When he was one of The Joint Commission's life safety surveyors, Brad Keyes, CHSP, recalls walking into a hospital around the time of Halloween and seeing three bales of real hay and an actual scarecrow in the lobby.
"Hey, this is Halloween. This is fun and looks nice. Yeah—you're written up," Keyes told attendees at HCPro's "Life Safety Code Solutions for Hospitals" seminar last week in Boston. Keyes is a safety consultant with The Greeley Company, a division of HCPro, Inc., in Marblehead, MA.
The Joint Commission and Life Safety Code ban combustible decorations unless they are flame-resistant, so the hay and scarecrow, while festive, were in fact a potential fire hazard that could result in a citation from surveyors.

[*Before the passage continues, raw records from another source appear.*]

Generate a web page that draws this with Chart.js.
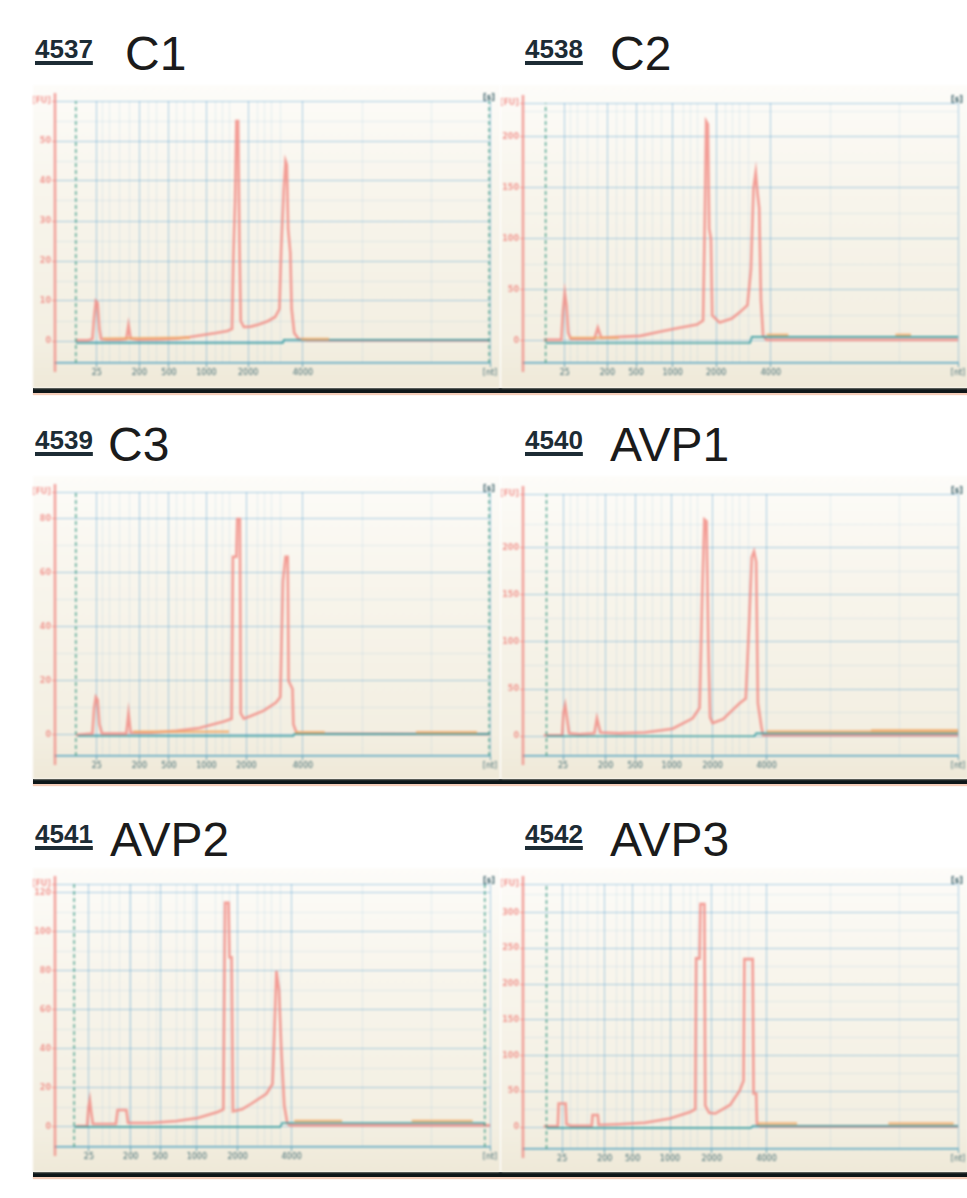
<!DOCTYPE html>
<html>
<head>
<meta charset="utf-8">
<script src="https://cdn.jsdelivr.net/npm/chart.js@4/dist/chart.umd.min.js"></script>
<style>
  html, body { margin: 0; padding: 0; }
  body { width: 967px; height: 1198px; background: #ffffff; position: relative; overflow: hidden;
         font-family: "Liberation Sans", Arial, sans-serif; }
  .plot { position: absolute; width: 467px;
          background: linear-gradient(180deg, #fdfcf9 0%, #f8f5ec 35%, #f3efe2 85%, #efe9d8 100%);
          filter: blur(0.85px); }
  .sid { position: absolute; font: bold 26px/1 "Liberation Sans", Arial, sans-serif; color: #1d2c35;
         text-decoration: underline; text-decoration-thickness: 4px; text-underline-offset: 3px; }
  .sname { position: absolute; font: 48px/1 "Liberation Sans", Arial, sans-serif; color: #1b1b1b; }
  .rule { position: absolute; left: 33px; width: 934px; height: 5px; background: #0e1719;
          box-shadow: 0 2px 1px #f5cdb9; }
</style>
</head>
<body>
<script>
// ---- electropherogram data (migration time in s, fluorescence in FU) ----
const xMin = 19, xMax = 69;
const ladderSizes = [25, 200, 500, 1000, 2000, 4000];
const minorTimes = [24.5, 25.3, 26.4, 27.6, 29.7, 30.7, 33.0, 33.9, 34.9, 37.4, 38.2, 39.1,
                    42.3, 43.1, 43.9, 44.9, 54.4, 62.3];

const sampleIds = ['4537', '4538', '4539', '4540', '4541', '4542'];
const sampleNames = ['C1', 'C2', 'C3', 'AVP1', 'AVP2', 'AVP3'];

const ladderTimesC1 = [23.8, 28.7, 32.1, 36.4, 41.2, 47.5];
const ladderTimesC2 = [23.8, 28.7, 32.0, 36.2, 41.2, 47.5];
const ladderTimesC3 = [23.8, 28.7, 32.1, 36.4, 41.0, 47.5];
const ladderTimesAVP1 = [23.6, 28.5, 31.9, 36.1, 40.8, 47.0];
const ladderTimesAVP2 = [22.9, 27.7, 31.1, 35.3, 40.0, 46.2];
const ladderTimesAVP3 = [23.5, 28.4, 31.6, 35.9, 40.7, 47.0];

const yTicksC1 = [0, 10, 20, 30, 40, 50];
const yTicksC2 = [0, 50, 100, 150, 200];
const yTicksC3 = [0, 20, 40, 60, 80];
const yTicksAVP1 = [0, 50, 100, 150, 200];
const yTicksAVP2 = [0, 20, 40, 60, 80, 100, 120];
const yTicksAVP3 = [0, 50, 100, 150, 200, 250, 300];

const yRangeC1 = [-5.5, 60];
const yRangeC2 = [-21.6, 233];
const yRangeC3 = [-7.8, 90];
const yRangeAVP1 = [-21, 257];
const yRangeAVP2 = [-10.3, 124.6];
const yRangeAVP3 = [-30.6, 340];

const windowC1 = [21.4, 68.9];
const windowC2 = [21.6, 69.2];
const windowC3 = [21.4, 68.9];
const windowAVP1 = [21.7, 69.2];
const windowAVP2 = [21.2, 68.4];
const windowAVP3 = [21.7, 69.2];

const traceC1 = [[21.4,0.2],[22.8,0.2],[23.3,0.5],[23.5,6],[23.7,10],[23.9,9.5],[24.1,3],[24.3,0.5],
  [25.0,0.3],[26.5,0.3],[27.2,0.5],[27.45,4],[27.7,0.6],[28.5,0.3],[31.0,0.4],[33.0,0.6],[34.5,1.0],
  [36.0,1.5],[37.5,2.0],[38.8,2.5],[39.35,3.0],[39.5,21],[39.7,35],[39.85,55],[40.05,55],[40.2,25],
  [40.35,5],[40.7,3.5],[41.5,3.6],[42.5,4.2],[43.5,5],[44.3,6],[44.8,8],[45.0,23],[45.3,38],[45.5,45],
  [45.65,44],[45.8,28],[46.05,22],[46.2,8],[46.5,2],[47.0,0.5],[48,0.2],[69,0.2]];
const traceC2 = [[21.4,1],[23.4,1],[23.6,30],[23.8,47],[24.0,35],[24.2,8],[24.5,2],[27.2,2],[27.6,13],
  [28.0,3],[30.1,4],[32.5,5],[34.7,9],[37,13],[39.0,16],[39.7,20],[39.9,120],[40.05,215],[40.25,212],
  [40.4,110],[40.6,100],[40.75,25],[41.6,18],[43,22],[43.9,28],[44.8,35],[45.2,70],[45.5,150],
  [45.75,165],[45.95,145],[46.15,130],[46.35,40],[46.6,5],[47,1],[69,1]];
const traceC3 = [[21.4,0],[23.3,0.5],[23.5,10],[23.7,14],[23.9,13],[24.1,4],[24.4,0.5],[27.2,0.5],
  [27.45,8],[27.7,0.8],[30,0.8],[33,1.5],[35.6,2.6],[38.4,5],[39.3,6],[39.45,66],[39.85,66],[39.95,80],
  [40.25,80],[40.35,8],[40.7,6],[41.5,7],[43,9],[44.4,12],[44.9,14],[45.2,57],[45.5,66],[45.75,66],
  [45.85,20],[46.3,17],[46.4,4],[46.8,0.5],[69,0.3]];
const traceAVP1 = [[21.4,1],[23.5,1],[23.65,25],[23.85,33],[24.05,20],[24.3,3],[25.5,2],[27.2,3],
  [27.5,19],[27.9,4],[30,3],[33,4],[36.2,8],[38.5,19],[39.3,30],[39.6,150],[39.85,230],[40.1,228],
  [40.3,100],[40.5,20],[40.8,14],[42,18],[43.1,28],[43.9,35],[44.6,40],[44.95,110],[45.3,190],
  [45.55,196],[45.8,185],[46.0,35],[46.4,10],[46.6,1],[69,1]];
const traceAVP2 = [[21.4,0.5],[22.7,0.5],[22.85,10],[23.0,13.8],[23.15,8],[23.35,1.5],[26.0,1.5],
  [26.2,8.7],[27.2,8.7],[27.4,2],[30,2],[33,3],[35.4,4.6],[37.7,7.7],[38.35,9],[38.55,115],[38.95,115],
  [39.05,87],[39.3,87],[39.45,8],[40.5,9],[41.6,12],[43.3,17],[44.0,22],[44.15,40],[44.45,80],
  [44.75,70],[45.0,41],[45.35,11],[45.7,2],[46,0.8],[69,0.8]];
const traceAVP3 = [[21.4,1],[23.0,1],[23.1,33],[23.9,33],[24.0,4],[24.5,2],[26.9,2],[27.0,17],
  [27.6,17],[27.7,3],[30,4],[33,6],[35.9,12],[38.2,21],[38.8,25],[38.9,236],[39.3,236],[39.4,312],
  [39.85,312],[39.95,30],[40.4,20],[41.1,19],[42.8,31],[43.9,51],[44.35,65],[44.45,235],[45.4,235],
  [45.5,47],[45.8,47],[45.9,3],[46.3,1],[69,1]];

const baselineC1 = [[21.4,-0.5],[45.2,-0.5],[45.3,0.3],[68.9,0.3]];
const baselineC2 = [[21.6,-2],[45.1,-2],[45.3,4],[69.2,4]];
const baselineC3 = [[21.6,-0.4],[46.4,-0.4],[46.5,0.3],[68.9,0.3]];
const baselineAVP1 = [[21.7,0],[45.6,0],[45.8,3],[69.2,3]];
const baselineAVP2 = [[21.2,0],[44.9,0],[45.1,2],[68.4,2]];
const baselineAVP3 = [[21.7,-1],[45.2,-1],[45.4,1.5],[69.2,1.5]];

const orangeC1 = [[[24.5,0.6],[34.5,0.8]], [[47.3,0.5],[50.5,0.5]]];
const orangeC2 = [[[24.4,3],[30.0,3]], [[47.0,6],[49.5,6]], [[61.8,6],[63.6,6]]];
const orangeC3 = [[[28.0,1.2],[39.0,1.2]], [[46.6,1],[50.0,1]], [[60.5,1],[67.5,1]]];
const orangeAVP1 = [[[47.0,5],[69.0,5]], [[59.0,6],[69.0,6]]];
const orangeAVP2 = [[[46.5,3],[52.0,3]], [[60.0,3],[67.0,3]]];
const orangeAVP3 = [[[46.0,5],[50.5,5]], [[61.0,5],[68.5,5]]];

// ---- page layout ----
const panels = [
  { trace: traceC1, ladder: ladderTimesC1, yTicks: yTicksC1, yRange: yRangeC1, win: windowC1, base: baselineC1, orange: orangeC1,
    left: 33, top: 85, h: 303, padTop: 16, xAxisH: 25 },
  { trace: traceC2, ladder: ladderTimesC2, yTicks: yTicksC2, yRange: yRangeC2, win: windowC2, base: baselineC2, orange: orangeC2,
    left: 501, top: 85, h: 303, padTop: 18, xAxisH: 25 },
  { trace: traceC3, ladder: ladderTimesC3, yTicks: yTicksC3, yRange: yRangeC3, win: windowC3, base: baselineC3, orange: orangeC3,
    left: 33, top: 476, h: 303, padTop: 16, xAxisH: 23 },
  { trace: traceAVP1, ladder: ladderTimesAVP1, yTicks: yTicksAVP1, yRange: yRangeAVP1, win: windowAVP1, base: baselineAVP1, orange: orangeAVP1,
    left: 501, top: 476, h: 303, padTop: 18, xAxisH: 23 },
  { trace: traceAVP2, ladder: ladderTimesAVP2, yTicks: yTicksAVP2, yRange: yRangeAVP2, win: windowAVP2, base: baselineAVP2, orange: orangeAVP2,
    left: 33, top: 868, h: 304, padTop: 16, xAxisH: 25 },
  { trace: traceAVP3, ladder: ladderTimesAVP3, yTicks: yTicksAVP3, yRange: yRangeAVP3, win: windowAVP3, base: baselineAVP3, orange: orangeAVP3,
    left: 501, top: 868, h: 304, padTop: 16, xAxisH: 23 }
];

const headings = [
  { idLeft: 35, idTop: 36, nameLeft: 125, nameTop: 30 },
  { idLeft: 525, idTop: 36, nameLeft: 610, nameTop: 30 },
  { idLeft: 35, idTop: 427, nameLeft: 108, nameTop: 421 },
  { idLeft: 525, idTop: 427, nameLeft: 610, nameTop: 421 },
  { idLeft: 35, idTop: 821, nameLeft: 110, nameTop: 816 },
  { idLeft: 525, idTop: 821, nameLeft: 610, nameTop: 816 }
];
const ruleTops = [388, 779, 1172];

const PINK = 'rgba(240,128,122,0.72)';
const GRID_MAJOR = 'rgba(90,162,208,0.5)';
const GRID_MINOR = 'rgba(120,180,215,0.18)';

const toPts = arr => arr.map(([x, y]) => ({ x, y }));

// pink FU axis that runs a little past the plot, plus the small time unit tag
const frame = {
  id: 'frame',
  afterDraw(chart) {
    const { ctx, chartArea: a } = chart;
    ctx.save();
    ctx.strokeStyle = PINK;
    ctx.lineWidth = 2.5;
    ctx.beginPath();
    ctx.moveTo(a.left, a.top - 8);
    ctx.lineTo(a.left, a.bottom + 9);
    ctx.stroke();
    ctx.fillStyle = '#3a6069';
    ctx.font = 'bold 8px "DejaVu Sans", sans-serif';
    ctx.textAlign = 'right';
    ctx.textBaseline = 'bottom';
    ctx.fillText('[s]', a.right + 5, a.top + 1);
    ctx.restore();
  }
};

ruleTops.forEach(t => {
  const r = document.createElement('div');
  r.className = 'rule';
  r.style.top = t + 'px';
  document.body.appendChild(r);
});

headings.forEach((hd, i) => {
  const id = document.createElement('div');
  id.className = 'sid';
  id.style.left = hd.idLeft + 'px';
  id.style.top = hd.idTop + 'px';
  id.textContent = sampleIds[i];
  document.body.appendChild(id);
  const nm = document.createElement('div');
  nm.className = 'sname';
  nm.style.left = hd.nameLeft + 'px';
  nm.style.top = hd.nameTop + 'px';
  nm.textContent = sampleNames[i];
  document.body.appendChild(nm);
});

panels.forEach(p => {
  const cv = document.createElement('canvas');
  cv.className = 'plot';
  cv.width = 467;
  cv.height = p.h;
  cv.style.left = p.left + 'px';
  cv.style.top = p.top + 'px';
  cv.style.height = p.h + 'px';
  document.body.appendChild(cv);

  const [yMin, yMax] = p.yRange;
  const yStep = p.yTicks[1] - p.yTicks[0];
  const yMinor = p.yTicks.map(v => v + yStep / 2).filter(v => v < yMax - 1e-6);
  const yMajorSet = new Set([...p.yTicks, yMax]);
  const xMajorSet = new Set([...p.ladder, xMax]);
  const xLabel = new Map(p.ladder.map((t, i) => [t, String(ladderSizes[i])]));
  xLabel.set(xMax, '[nt]');

  const datasets = [
    { data: toPts(p.trace), borderColor: 'rgba(242,138,130,0.82)', borderWidth: 2.6, order: 5 },
    { data: toPts(p.base), borderColor: '#3a9ea4', borderWidth: 1.6, order: 4 },
    ...p.orange.map(seg => ({ data: toPts(seg), borderColor: 'rgba(240,168,100,0.8)', borderWidth: 2.4, order: 2 })),
    { data: [{ x: p.win[0], y: yMin }, { x: p.win[0], y: yMax }], borderColor: '#3f9b86', borderWidth: 1.3, borderDash: [4, 3], order: 3 },
    { data: [{ x: p.win[1], y: yMin }, { x: p.win[1], y: yMax }], borderColor: '#3f9b86', borderWidth: 1.3, borderDash: [4, 3], order: 3 }
  ];

  new Chart(cv, {
    type: 'line',
    data: { datasets },
    options: {
      responsive: false,
      animation: false,
      devicePixelRatio: 1,
      layout: { padding: { top: p.padTop, right: 10, left: 0, bottom: 0 } },
      elements: { point: { radius: 0 }, line: { tension: 0 } },
      plugins: { legend: { display: false }, tooltip: { enabled: false } },
      scales: {
        x: {
          type: 'linear', min: xMin, max: xMax,
          afterBuildTicks: s => { s.ticks = [...p.ladder, ...minorTimes, xMax].sort((a, b) => a - b).map(v => ({ value: v })); },
          afterFit: s => { s.height = p.xAxisH; },
          ticks: {
            autoSkip: false, maxRotation: 0, padding: 1,
            color: '#3e6a73', font: { size: 8, family: '"DejaVu Sans", sans-serif' },
            callback: v => xLabel.has(v) ? xLabel.get(v) : ''
          },
          grid: {
            color: c => (c.tick && xMajorSet.has(c.tick.value)) ? GRID_MAJOR : GRID_MINOR,
            tickColor: c => (c.tick && xMajorSet.has(c.tick.value)) ? 'rgba(60,140,170,0.8)' : 'rgba(0,0,0,0)',
            tickLength: 4
          },
          border: { display: true, color: '#55a3c2', width: 1.6 }
        },
        y: {
          type: 'linear', min: yMin, max: yMax,
          afterBuildTicks: s => { s.ticks = [...p.yTicks, ...yMinor, yMax].sort((a, b) => a - b).map(v => ({ value: v })); },
          afterFit: s => { s.width = 22; },
          ticks: {
            autoSkip: false, padding: 1,
            color: 'rgba(238,118,112,0.72)', font: { size: 8, weight: 'bold', family: '"DejaVu Sans", sans-serif' },
            callback: v => v === yMax ? '[FU]' : (p.yTicks.includes(v) ? String(v) : '')
          },
          grid: {
            color: c => (c.tick && yMajorSet.has(c.tick.value)) ? GRID_MAJOR : GRID_MINOR,
            tickColor: c => (c.tick && yMajorSet.has(c.tick.value)) ? PINK : 'rgba(0,0,0,0)',
            tickLength: 3
          },
          border: { display: false }
        }
      }
    },
    plugins: [frame]
  });
});
</script>
</body>
</html>
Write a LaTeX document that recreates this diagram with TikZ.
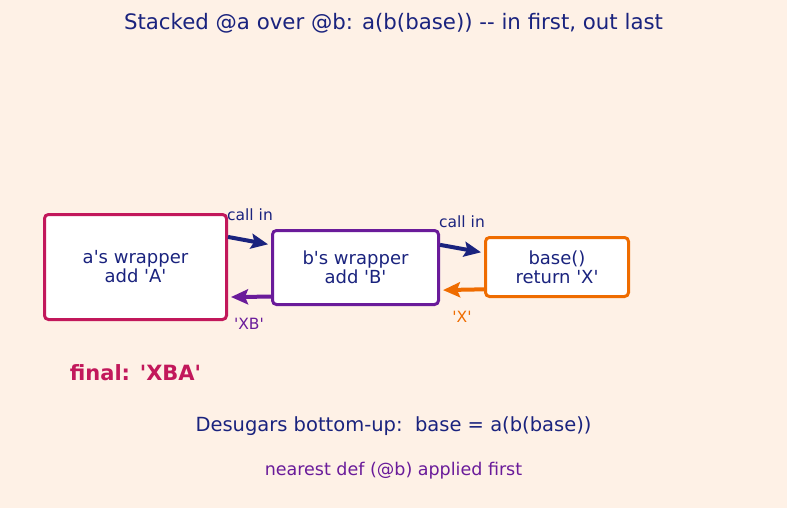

That argument doesn't always sway staff members on units, however, who enjoy the chance to spruce up patient care areas with decorations for all the holidays that occur in the coming months.
With Halloween still a few weeks off, now is a good time for CEOs to sit down with safety officers, review decoration policies, and issue annual reminders about what types of decorations employees can properly display. Safety officers risk being viewed as Scrooges without CEOs backing them up on decoration enforcement.
"Most organizations have in a policy that a hazard surveillance or code compliant review shall be conducted," said Claude Baker, CFPS, fire and life safety officer and interim manager of safety and regulatory compliance at the University of Chicago Medical Center.